In het register maken overheidsinstellingen, bijvoorbeeld gemeentes en ministeries, openbaar hoe ze tot (semi-)geautomatiseerde besluiten komen. Het algoritmegebruik door de overheid ligt onder een vergrootglas door de toeslagenaffaire, waarin dubbele nationaliteit werd meegewogen in een algoritme voor risicoanalyse van toeslagaanvragen.
Bij de lancering in december 2022 stonden er 109 algoritmes op de website. Die kwamen van instellingen die de informatie al eerder online hadden gezet.

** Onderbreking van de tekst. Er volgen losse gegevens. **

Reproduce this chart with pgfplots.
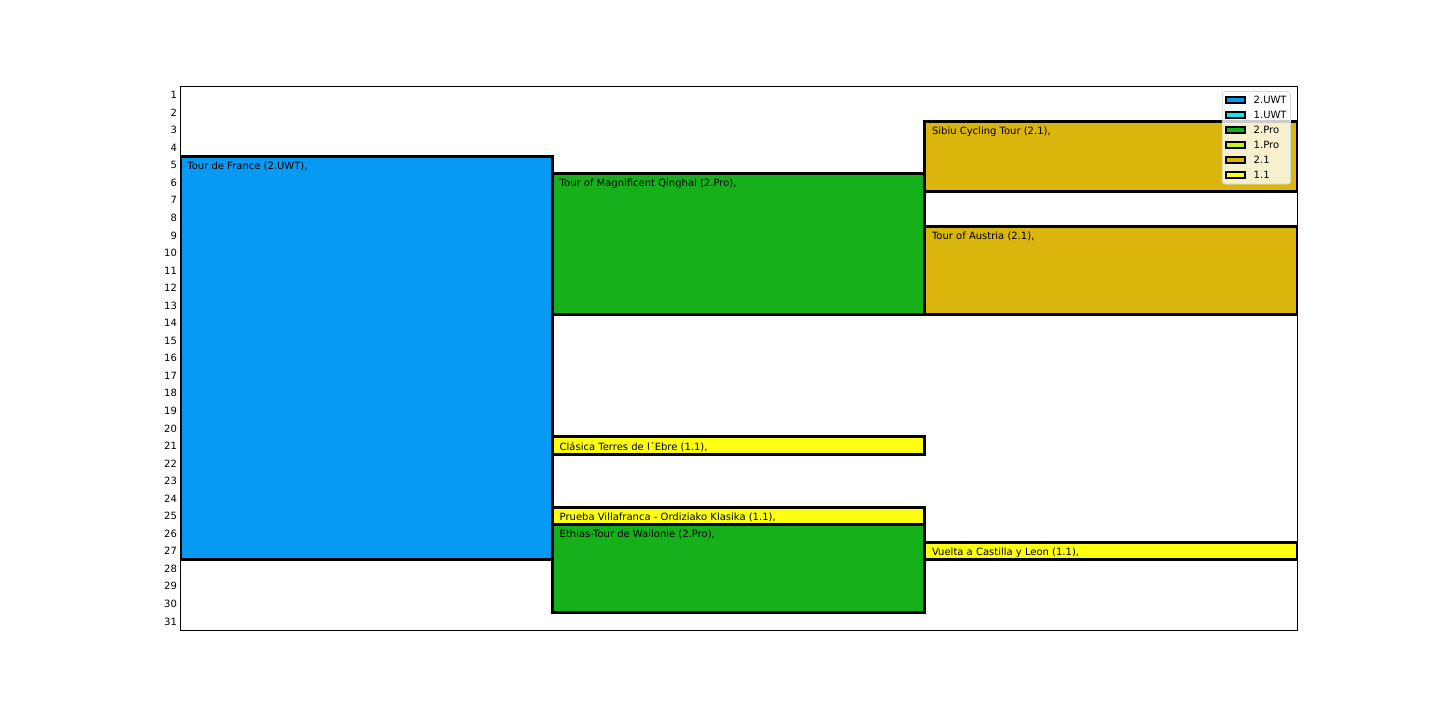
\documentclass[border=0pt]{standalone}
\usepackage{fontspec}
\setmainfont{DejaVu Sans}
\usepackage{pgfplots}
\pgfplotsset{compat=1.18}
\definecolor{cUWTb}{RGB}{8,153,242}
\definecolor{cUWTa}{RGB}{20,228,240}
\definecolor{cProb}{RGB}{22,176,26}
\definecolor{cProa}{RGB}{190,250,20}
\definecolor{cTwoOne}{RGB}{218,181,11}
\definecolor{cOneOne}{RGB}{255,255,16}
\newcommand{\fsz}{\fontsize{5}{6}\selectfont}
\begin{document}
\begin{tikzpicture}
\useasboundingbox (0,0) rectangle (720pt,360pt);
\begin{axis}[
  at={(90pt,45pt)}, anchor=south west, scale only axis,
  width=558.5pt, height=272pt,
  xmin=0, xmax=3, ymin=0.5, ymax=31.5, y dir=reverse,
  xtick=\empty, ytick={1,...,31},
  ytick style={draw=none},
  yticklabel style={font=\fsz, xshift=2pt, yshift=-0.1pt},
  /pgf/number format/assume math mode=true,
  axis line style={line width=0.5pt},
  legend cell align=left,
  legend image code/.code={\draw[#1, draw=black, line width=1pt, fill opacity=1, draw opacity=1, sharp corners] (0pt,-1.5pt) rectangle (9.5pt,1.5pt);},
  legend style={at={(0.9946,0.9908)}, anchor=north east, fill=white, fill opacity=0.8, text opacity=1, draw=black!15, rounded corners=1.5pt, font=\fsz, inner sep=1.2pt, row sep=1.1pt,
    nodes={inner sep=0.8pt, text height=3.8pt, text depth=1pt},
    /tikz/every odd column/.append style={column sep=3.2pt}},
]
% Tour de France
\addplot[fill=cUWTb, draw=black, line width=1.5pt, forget plot] coordinates {(0,4.5) (1,4.5) (1,27.5) (0,27.5)} -- cycle;
% Tour of Magnificent Qinghai
\addplot[fill=cProb, draw=black, line width=1.5pt, forget plot] coordinates {(1,5.5) (2,5.5) (2,13.5) (1,13.5)} -- cycle;
% Clasica Terres de l'Ebre
\addplot[fill=cOneOne, draw=black, line width=1.5pt, forget plot] coordinates {(1,20.5) (2,20.5) (2,21.5) (1,21.5)} -- cycle;
% Prueba Villafranca
\addplot[fill=cOneOne, draw=black, line width=1.5pt, forget plot] coordinates {(1,24.5) (2,24.5) (2,25.5) (1,25.5)} -- cycle;
% Ethias-Tour de Wallonie
\addplot[fill=cProb, draw=black, line width=1.5pt, forget plot] coordinates {(1,25.5) (2,25.5) (2,30.5) (1,30.5)} -- cycle;
% Sibiu Cycling Tour
\addplot[fill=cTwoOne, draw=black, line width=1.5pt, forget plot] coordinates {(2,2.5) (3,2.5) (3,6.5) (2,6.5)} -- cycle;
% Tour of Austria
\addplot[fill=cTwoOne, draw=black, line width=1.5pt, forget plot] coordinates {(2,8.5) (3,8.5) (3,13.5) (2,13.5)} -- cycle;
% Vuelta a Castilla y Leon
\addplot[fill=cOneOne, draw=black, line width=1.5pt, forget plot] coordinates {(2,26.5) (3,26.5) (3,27.5) (2,27.5)} -- cycle;

\begin{scope}[every node/.style={anchor=north west, inner sep=0pt, font=\fsz, xshift=3.5pt, yshift=-2.6pt}]
\node at (axis cs:0,4.5) {Tour de France (2.UWT),};
\node at (axis cs:1,5.5) {Tour of Magnificent Qinghai (2.Pro),};
\node at (axis cs:1,20.5) {Clásica Terres de l´Ebre (1.1),};
\node at (axis cs:1,24.5) {Prueba Villafranca - Ordiziako Klasika (1.1),};
\node at (axis cs:1,25.5) {Ethias-Tour de Wallonie (2.Pro),};
\node at (axis cs:2,2.5) {Sibiu Cycling Tour (2.1),};
\node at (axis cs:2,8.5) {Tour of Austria (2.1),};
\node at (axis cs:2,26.5) {Vuelta a Castilla y Leon (1.1),};
\end{scope}

\addlegendimage{fill=cUWTb}\addlegendentry{2.UWT}
\addlegendimage{fill=cUWTa}\addlegendentry{1.UWT}
\addlegendimage{fill=cProb}\addlegendentry{2.Pro}
\addlegendimage{fill=cProa}\addlegendentry{1.Pro}
\addlegendimage{fill=cTwoOne}\addlegendentry{2.1}
\addlegendimage{fill=cOneOne}\addlegendentry{1.1}
\end{axis}
\end{tikzpicture}
\end{document}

Een half jaar later zijn het er 123. Het register invullen is (nog) niet verplicht.
“Het algoritmeregister zoals het er nu is, is eigenlijk een wassen neus”, zegt onderzoeker Iris Muis van de Data School van de Universiteit Utrecht. “Ten eerste vullen lang niet alle instanties het register in en als ze het wel invullen, blijft er veel onduidelijk.”

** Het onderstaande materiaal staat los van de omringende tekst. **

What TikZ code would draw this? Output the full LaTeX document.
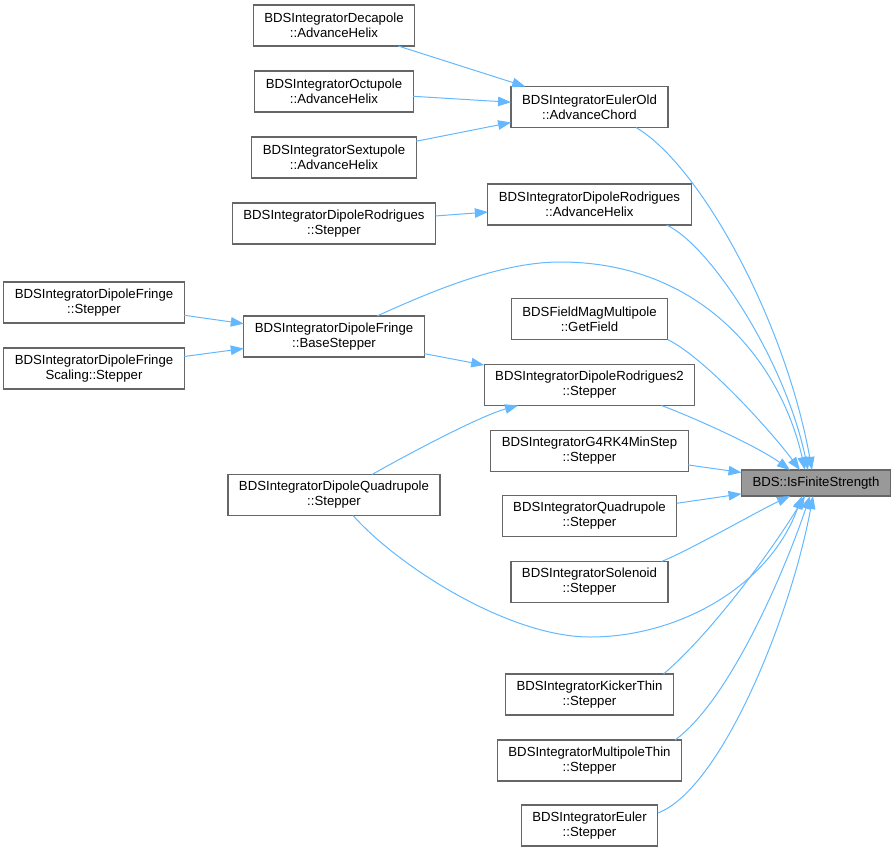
\documentclass[tikz,border=0pt]{standalone}
\usepackage{fontspec}
\setmainfont{Liberation Sans}
\usetikzlibrary{positioning}
\usetikzlibrary{arrows.meta}

\definecolor{edgeblue}{HTML}{63B8FF}
\definecolor{boxgrey}{HTML}{666666}
\definecolor{mainfill}{HTML}{999999}

\begin{document}
\begin{tikzpicture}[x=1pt,y=-1pt]
	\tikzset{
		fnnode/.style={rectangle, draw=boxgrey, line width=1.2pt, fill=white, align=center, minimum height=41pt, inner xsep=11pt, inner ysep=2pt, outer sep=0pt, font=\fontsize{13.2}{15}\selectfont},
		mainnode/.style={fnnode, fill=mainfill, minimum height=26pt},
		calledge/.style={->, draw=edgeblue, line width=1pt},
		>={Triangle[length=13pt, width=9.5pt]},
	}
	\useasboundingbox (0,0) rectangle (896,851);

	\node[fnnode] (deca) at (334,25.5) {BDSIntegratorDecapole\\::AdvanceHelix};
	\node[fnnode, below=25pt of deca] (octu) {BDSIntegratorOctupole\\::AdvanceHelix};
	\node[fnnode, below=25pt of octu] (sext) {BDSIntegratorSextupole\\::AdvanceHelix};
	\node[fnnode, below=25pt of sext] (rodstep) {BDSIntegratorDipoleRodrigues\\::Stepper};
	\node[fnnode] (fringe) at (94,302.5) {BDSIntegratorDipoleFringe\\::Stepper};
	\node[fnnode, below=25pt of fringe] (fringescal) {BDSIntegratorDipoleFringe\\Scaling::Stepper};
	\node[fnnode] (basestep) at (334,336.5) {BDSIntegratorDipoleFringe\\::BaseStepper};
	\node[fnnode] (dipquad) at (334,495) {BDSIntegratorDipoleQuadrupole\\::Stepper};

	\node[fnnode] (eulerold) at (589.5,107) {BDSIntegratorEulerOld\\::AdvanceChord};
	\node[fnnode] (rodhelix) at (589.5,204.5) {BDSIntegratorDipoleRodrigues\\::AdvanceHelix};
	\node[fnnode] (getfield) at (589.5,319) {BDSFieldMagMultipole\\::GetField};
	\node[fnnode, below=25pt of getfield] (rod2) {BDSIntegratorDipoleRodrigues2\\::Stepper};
	\node[fnnode, below=25pt of rod2] (g4rk4) {BDSIntegratorG4RK4MinStep\\::Stepper};
	\node[fnnode, below=24pt of g4rk4] (quad) {BDSIntegratorQuadrupole\\::Stepper};
	\node[fnnode, below=25pt of quad] (solen) {BDSIntegratorSolenoid\\::Stepper};
	\node[fnnode] (kicker) at (589.5,694.5) {BDSIntegratorKickerThin\\::Stepper};
	\node[fnnode, below=25pt of kicker] (multthin) {BDSIntegratorMultipoleThin\\::Stepper};
	\node[fnnode, below=24pt of multthin] (euler) {BDSIntegratorEuler\\::Stepper};

	\node[mainnode] (fin) at (816,483) {BDS::IsFiniteStrength};

	% callers of the intermediate steppers
	\draw[calledge] (deca) -- (eulerold);
	\draw[calledge] (octu) -- (eulerold);
	\draw[calledge] (sext) -- (eulerold);
	\draw[calledge] (rodstep) -- (rodhelix);
	\draw[calledge] (fringe) -- (basestep);
	\draw[calledge] (fringescal) -- (basestep);
	\draw[calledge] (basestep) -- (rod2);
	\draw[calledge] ([xshift=38pt]dipquad.north) .. controls (410,453) and (480,416) .. ([xshift=-71.5pt]rod2.south);

	% everything ends in IsFiniteStrength
	\draw[calledge] ([xshift=46.5pt]eulerold.south) .. controls (700,165) and (785,320) .. ([xshift=-4pt]fin.north);
	\draw[calledge] ([xshift=77pt]rodhelix.south) .. controls (710,245) and (785,360) .. ([xshift=-8pt]fin.north);
	\draw[calledge] ([xshift=43pt]basestep.north) .. controls (430,292) and (500,262) .. (560,262) .. controls (700,262) and (780,360) .. ([xshift=-11pt]fin.north);
	\draw[calledge] (getfield.south east) .. controls (705,358) and (770,430) .. ([xshift=-16pt]fin.north);
	\draw[calledge] ([xshift=72pt]rod2.south) .. controls (700,420) and (760,448) .. ([xshift=-26pt]fin.north);
	\draw[calledge] (g4rk4) -- (fin);
	\draw[calledge] (quad) -- (fin);
	\draw[calledge] ([xshift=72pt]solen.north) .. controls (690,550) and (760,510) .. ([xshift=-26pt]fin.south);
	\draw[calledge] ([xshift=19pt]dipquad.south) .. controls (400,568) and (510,637) .. (590,637) .. controls (680,637) and (770,585) .. ([xshift=-14pt]fin.south);
	\draw[calledge] ([xshift=74pt]kicker.north) .. controls (715,630) and (775,545) .. ([xshift=-11pt]fin.south);
	\draw[calledge] ([xshift=85.5pt]multthin.north) .. controls (730,700) and (785,570) .. ([xshift=-6pt]fin.south);
	\draw[calledge] ([yshift=12.5pt]euler.east) .. controls (720,790) and (790,620) .. ([xshift=-3pt]fin.south);
\end{tikzpicture}
\end{document}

Een algoritme is een instructie, een code, waarmee een computer een probleem moet oplossen. Als iemand bijvoorbeeld 10 kilometer te snel rijdt, berekent een model de boete. Maar het kan ook complexer: aan de hand van verschillende kenmerken (leeftijd, inkomen, postcode) zou een model kunnen berekenen hoe groot de kans is dat iemand fraudeert. In de data die je in een algoritme stopt, kunnen vooroordelen zitten. Dat kan leiden tot discriminatie.
In het coalitieakkoord is afgesproken dat algoritmes wettelijk gecontroleerd moeten worden op discriminatie en willekeur. “Een belangrijke voorwaarde daarvoor is transparantie over algoritmes en hun toepassing,” schreef verantwoordelijk staatsecretaris Alexandra van Huffelen. “Het algoritmeregister kan een belangrijke bijdrage leveren aan het beter uitlegbaar maken van de toepassing en de uitkomst van algoritmes.”
Om te bepalen of een algoritme bijvoorbeeld discrimineert, moet je weten op basis van welke kenmerken burgers worden geselecteerd. Maar dat soort gegevens worden niet vrijgegeven, omdat dat fraudeurs zou kunnen helpen om het systeem te omzeilen. Maar dat gevaar ziet juridisch adviseur en onderzoeker Mariette Lokin niet. “De regels die je toepast, daar moet je open over zijn. Dus je moet als overheid vertellen dát en wát je controleert. Precieze grenswaarden waarop mensen hun gedrag kunnen afstemmen, kun je achterwege laten.”